MP’s swift response to 60 Minutes report
Scott Morrison's own words have come back to haunt him after a 60 Minutes investigation into branch stacking sparked a probe of one of his own Liberal Party frontbenchers.
As the Prime Minister marks the second anniversary of his ascension as Prime Minister, one of the lieutenants who pushed for the leadership ballot and backed Peter Dutton is embroiled in fresh controversy.
The Assistant Minister for Treasury Michael Sukkar has confirmed this morning that he has asked for an investigation into his own office after claims of branch-stacking emerged.
Mr Sukkar was caught on tape in secret recording plotting with a controversial Victorian powerbroker Michael Bastiaan in the program.
"I completely reject the allegations made in tonight's episode of 60 Minutes aired on the Nine Network,'' Mr Sukkar said on Monday.
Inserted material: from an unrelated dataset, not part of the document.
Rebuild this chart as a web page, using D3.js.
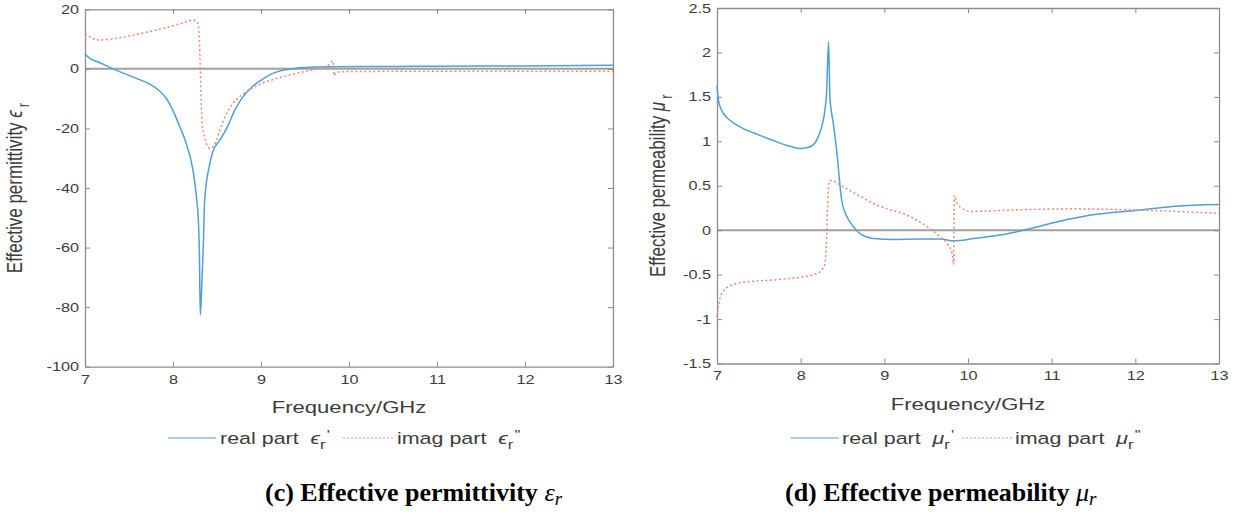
<!doctype html>
<html>
  <head>
    <meta charset="utf-8">
    <title>Effective permittivity / permeability</title>
    <script src="https://cdn.jsdelivr.net/npm/d3@7"></script>
    <style>
      body { margin: 0; background: #fff; }
    </style>
  </head>
  <body>
    <script>
      // ---- data ----
      const xTicks = [7, 8, 9, 10, 11, 12, 13];
      const epsTicks = [-100, -80, -60, -40, -20, 0, 20];
      const muTicks = [-1.5, -1, -0.5, 0, 0.5, 1, 1.5, 2, 2.5];

      // real part eps'
      const fEpsRe = [7.00, 7.05, 7.15, 7.32, 7.50, 7.62, 7.74, 7.85, 7.93, 8.00, 8.08, 8.15, 8.22, 8.27, 8.29, 8.30, 8.31,
                      8.32, 8.33, 8.344, 8.36, 8.41, 8.45, 8.53, 8.61, 8.70, 8.78, 8.90, 8.99, 9.10, 9.18,
                      9.30, 9.44, 9.60, 9.82, 10.5, 11.0, 12.0, 13.0];
      const epsRe = [5.0, 3.6, 2.3, 0, -2.2, -3.6, -5.2, -7.5, -10.2, -14, -19.6, -25, -33, -44, -52, -62, -82.6,
                     -78, -70, -60, -44, -33, -28, -24, -20, -14, -10, -6, -4, -2, -1,
                     -0.2, 0.4, 0.6, 0.7, 0.8, 0.9, 1.0, 1.2];
      // imag part eps''
      const fEpsIm = [7.00, 7.08, 7.17, 7.30, 7.50, 7.70, 7.90, 8.10, 8.23, 8.28, 8.30, 8.31, 8.32, 8.33,
                      8.36, 8.42, 8.48, 8.53, 8.60, 8.68, 8.78, 8.875, 9.00, 9.22, 9.40, 9.60, 9.75, 9.82,
                      9.83, 9.86, 10.0, 11.0, 12.0, 13.0];
      const epsIm = [11.8, 10.3, 9.7, 10.0, 11.0, 12.3, 13.7, 15.3, 16.4, 15.5, 10, 0, -10, -18,
                     -23, -26.7, -25, -20.7, -15.5, -11.7, -8.8, -6.9, -5, -2.9, -1.5, -0.3, 0.8, 2.6,
                     -2.3, -1.1, -0.9, -0.8, -0.8, -0.8];
      // real part mu'
      const fMuRe = [7.00, 7.02, 7.05, 7.08, 7.15, 7.28, 7.45, 7.67, 7.85, 7.99, 8.08, 8.15, 8.20, 8.25,
                     8.29, 8.31, 8.333, 8.35, 8.39, 8.43, 8.49, 8.56, 8.63, 8.71, 8.80, 8.87, 9.11, 9.40,
                     9.67, 9.83, 10.07, 10.47, 10.71, 11.07, 11.47, 12.03, 12.47, 13.0];
      const muRe = [1.62, 1.45, 1.36, 1.31, 1.24, 1.16, 1.09, 1.01, 0.95, 0.92, 0.93, 0.96, 1.03, 1.16,
                    1.35, 1.55, 2.12, 1.5, 1.2, 0.9, 0.34, 0.14, 0.04, -0.04, -0.08, -0.094, -0.105, -0.1,
                    -0.1, -0.12, -0.094, -0.04, 0.01, 0.094, 0.17, 0.225, 0.27, 0.29];
      // imag part mu''
      const fMuIm = [7.00, 7.02, 7.04, 7.08, 7.12, 7.20, 7.28, 7.50, 7.68, 7.85, 7.99, 8.15, 8.23, 8.27,
                     8.29, 8.31, 8.32, 8.33, 8.35, 8.37, 8.47, 8.60, 8.79, 8.87, 9.07, 9.27, 9.51, 9.67,
                     9.75, 9.81, 9.83, 9.835, 9.87, 9.91, 10.03, 10.2, 10.47, 11.27, 12.07, 12.5, 13.0];
      const muIm = [-0.98, -0.85, -0.75, -0.68, -0.645, -0.61, -0.59, -0.57, -0.56, -0.545, -0.53, -0.5, -0.47, -0.42,
                    -0.375, -0.1, 0.2, 0.45, 0.56, 0.56, 0.51, 0.44, 0.34, 0.3, 0.23, 0.17, 0.04, -0.075,
                    -0.15, -0.26, -0.39, 0.39, 0.3, 0.26, 0.21, 0.215, 0.225, 0.24, 0.225, 0.21, 0.19];

      const SX = 1.3;   // picture is stretched sideways
      const blue = '#4f9fd8';
      const orange = '#ef8a6c';
      const axisColor = '#8c8c8c';
      const textColor = '#3c3c3c';
      const sans = '"Liberation Sans", Arial, sans-serif';

      const svg = d3.select('body').append('svg')
          .attr('width', 1237)
          .attr('height', 516);

      function drawPanel(p) {
        const x = d3.scaleLinear().domain([7, 13]).range([p.left, p.right]);
        const y = d3.scaleLinear().domain(p.yDomain).range([p.bottom, p.top]);
        const g = svg.append('g');

        // zero line
        g.append('line')
            .attr('x1', x(7)).attr('x2', x(13))
            .attr('y1', y(0)).attr('y2', y(0))
            .attr('stroke', '#a0a0a0')
            .attr('stroke-width', 2);

        // axes, ticks pointing inside
        const styleAxis = sel => {
          sel.select('.domain').attr('stroke', axisColor).attr('stroke-width', 1.3);
          sel.selectAll('.tick line').attr('stroke', axisColor);
          sel.selectAll('.tick text')
              .attr('fill', textColor)
              .style('font-family', sans)
              .style('font-size', '12.5px');
        };
        g.append('g')
            .attr('transform', `translate(0,${p.bottom})`)
            .call(d3.axisBottom(x).tickValues(xTicks).tickSize(-5).tickSizeOuter(0).tickPadding(8)
              .tickFormat(d3.format('d')))
            .call(styleAxis)
            .call(s => s.selectAll('.tick text').attr('transform', `scale(${SX},1)`));
        g.append('g')
            .attr('transform', `translate(${p.left},0)`)
            .call(d3.axisLeft(y).tickValues(p.yTicks).tickSize(-5).tickSizeOuter(0)
              .tickFormat(d => String(d)))
            .call(styleAxis)
            .call(s => s.selectAll('.tick text')
              .attr('x', -6 / SX)
              .attr('transform', `scale(${SX},1)`));
        g.append('g')
            .attr('transform', `translate(0,${p.top})`)
            .call(d3.axisTop(x).tickValues(xTicks).tickSize(-5).tickSizeOuter(0).tickFormat(''))
            .call(styleAxis);
        g.append('g')
            .attr('transform', `translate(${p.right},0)`)
            .call(d3.axisRight(y).tickValues(p.yTicks).tickSize(-5).tickSizeOuter(0).tickFormat(''))
            .call(styleAxis);

        // curves
        const line = d3.line()
            .x(d => x(d[0]))
            .y(d => y(d[1]))
            .curve(d3.curveMonotoneX);
        g.append('path')
            .attr('d', line(d3.zip(p.fRe, p.re)))
            .attr('fill', 'none')
            .attr('stroke', blue)
            .attr('stroke-width', 1.5);
        g.append('path')
            .attr('d', line(d3.zip(p.fIm, p.im)))
            .attr('fill', 'none')
            .attr('stroke', orange)
            .attr('stroke-width', 1.5)
            .attr('stroke-dasharray', '2,2.5');

        // x label
        g.append('text')
            .attr('transform', `translate(${(p.left + p.right) / 2},${p.bottom + 46}) scale(${SX},1)`)
            .attr('text-anchor', 'middle')
            .attr('fill', textColor)
            .style('font-family', sans)
            .style('font-size', '17px')
            .text('Frequency/GHz');

        // y label
        const yl = g.append('text')
            .attr('transform', `translate(${p.yLabelX},${(p.top + p.bottom) / 2}) scale(${SX},1) rotate(-90)`)
            .attr('text-anchor', 'middle')
            .attr('fill', textColor)
            .style('font-family', sans)
            .style('font-size', '17px');
        yl.append('tspan').text(p.yLabel + ' ');
        yl.append('tspan').style('font-style', 'italic').text(p.sym);
        yl.append('tspan').attr('dx', 3).attr('dy', 5).style('font-size', '13px').text('r');

        // legend
        const ly = 438;
        g.append('line')
            .attr('x1', p.leg[0]).attr('x2', p.leg[0] + 48)
            .attr('y1', ly).attr('y2', ly)
            .attr('stroke', blue).attr('stroke-width', 1.2);
        g.append('line')
            .attr('x1', p.leg[2]).attr('x2', p.leg[2] + 52)
            .attr('y1', ly).attr('y2', ly)
            .attr('stroke', orange).attr('stroke-width', 1.2)
            .attr('stroke-dasharray', '2,2');
        const legText = (x0, label, mark) => {
          const t = g.append('text')
              .attr('transform', `translate(${x0},${ly + 6}) scale(${SX},1)`)
              .attr('fill', textColor)
              .style('font-family', sans)
              .style('font-size', '16.5px');
          t.append('tspan').text(label + '\u00a0\u00a0');
          t.append('tspan').style('font-style', 'italic').text(p.sym);
          t.append('tspan').attr('dy', 5).style('font-size', '12.5px').text('r');
          t.append('tspan').attr('dy', -10).attr('dx', 1).style('font-size', '12.5px').text(mark);
        };
        legText(p.leg[1], 'real part', "'");
        legText(p.leg[3], 'imag part', '"');

        // caption
        const cap = g.append('text')
            .attr('x', p.capX)
            .attr('y', 501)
            .attr('fill', '#000')
            .style('font-family', '"Liberation Serif", "Times New Roman", serif')
            .style('font-size', '26px');
        cap.append('tspan').style('font-weight', 'bold').text(p.caption + ' ');
        cap.append('tspan').style('font-style', 'italic').text(p.capSym);
        cap.append('tspan').attr('dy', 4).style('font-style', 'italic').style('font-size', '19px').text('r');
      }

      drawPanel({
        left: 85, right: 613, top: 9.3, bottom: 366.7,
        yDomain: [-100, 20], yTicks: epsTicks,
        fRe: fEpsRe, re: epsRe, fIm: fEpsIm, im: epsIm,
        yLabel: 'Effective permittivity', sym: '\u03f5', yLabelX: 22,
        leg: [168, 220, 343, 397],
        caption: '(c) Effective permittivity', capSym: '\u03b5', capX: 265
      });

      drawPanel({
        left: 717, right: 1219, top: 8, bottom: 363.5,
        yDomain: [-1.5, 2.5], yTicks: muTicks,
        fRe: fMuRe, re: muRe, fIm: fMuIm, im: muIm,
        yLabel: 'Effective permeability', sym: '\u03bc', yLabelX: 665,
        leg: [791, 842, 962, 1015],
        caption: '(d) Effective permeability', capSym: '\u03bc', capX: 785
      });
    </script>
  </body>
</html>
"I have never authorised taxpayer funded staff to undertake party political activity outside of these policies and guidelines when they are being paid to serve the constituents of the Deakin electorate.
"In the interests of transparency and to remove any doubt, I have asked the Secretary of the Department of Finance to undertake an independent review of the staffing arrangements in the Deakin Electorate Office since my election in 2013."
Last night, Mr Morrison issued a brief statement about the investigation into his own Party on Sunday night: "This is an organisational matter for the Victorian Division of the Party."
But just weeks ago, Mr Morrison declared the Labor Party "are absolutely at war" after 60 Minutes uncovered what it described as "industrial scale" branch stacking.
In the fallout, Victorian Labor figure and right faction warlord Adem Somyurek was sacked and expelled from the party.
"Anthony Albanese has been totally burned by this scandal," Mr Morrison told Ben Fordham.
"We're fighting for jobs, they're fighting each other.
"Anthony Albanese is leading a party in absolute chaos and disarray."
But a new 60 Minutes investigation has accused Victorian Liberal MPs of plotting to remove sitting MPs and being involved in a branch-stacking operation.
The report from 60 Minutes claims Victorian Liberal MP Marcus Bastiaan and federal MP Michael Sukkar discussed using their influence to remove numerous sitting federal MPs.
Mr Sukkar is the Member for Deakin and the federal Assistant Treasurer and Minister for Housing. Mr Bastiaan is a Liberal backroom powerbroker.
In secret voice recordings, social media communications and other leaked documents gathered during the investigation by 60 Minutes, the Sydney Morning Herald and The Age, the pair allegedly discussed removing different MPs up to 2020.
Mr Sukkar was recorded plotting to remove four state MPs and Mr Bastiaan was caught discussing removing six Liberal federal MPs.
Mr Sukkar denied being involved in branch stacking to the SMH, and Mr Bastiaan said he didn't breach the Liberal Party's constitution.
However in 2018 Mr Bastiaan was allegedly recorded in a phone call suggesting the party change its constitution.
"So why wouldn't we just change the (party) constitution, which is our plan, and open up preselections for 2020 when we've got the numbers all eligible.
"(When) we're locked in, we're institutionalised, we've got our members in the upper house, we've got a state director around our finger."
Materials leaked to the investigation by Liberal insiders include a memo from Mr Bastiaan, which sets out a plan to build a Bastiaan-Sukkar faction inside MP Kevin Andrews' office.
Mr Sukkar had responded to the memo saying "good summary," the SMH claimed.
The plan included giving taxpayer-funded jobs inside Mr Andrews' office to loyalists of Mr Bastiaan as electoral operatives, who would recruit more faction members once inside.
Mr Sukkar's brother was employed in the office in 2017. Stephanie Bastiaan, Marcus Bastiaan's wife, was also employed as an electoral officer in Mr Andrews office. She also worked for Mr Sukkar. Texts gathered by 60 Minutes show she agitated for the sacking of a fellow worker for doing their "electoral" work, saying they "don't need non-factional people" in the office.
The investigation suggested Mr Sukkar was not actively involved in branch stacking but said he may have benefited from it.
However one conversation exposed by the report appeared to show Mr Sukkar plotting to "get rid" of upper house members after they upset conservative Liberals by supporting a euthanasia bill.
"My view is there is four people in the upper house on our side who have broken faith: Simon Ramsay, Bruce Atkinson, Mary Wooldridge, Ed O'Donohue," Mr Sukkar said.
"I think we can get rid of Simon Ramsay. We can potentially get rid of Bruce Atkinson, that's harder, but we can - it is still in the mix. So that is two out of the four gone."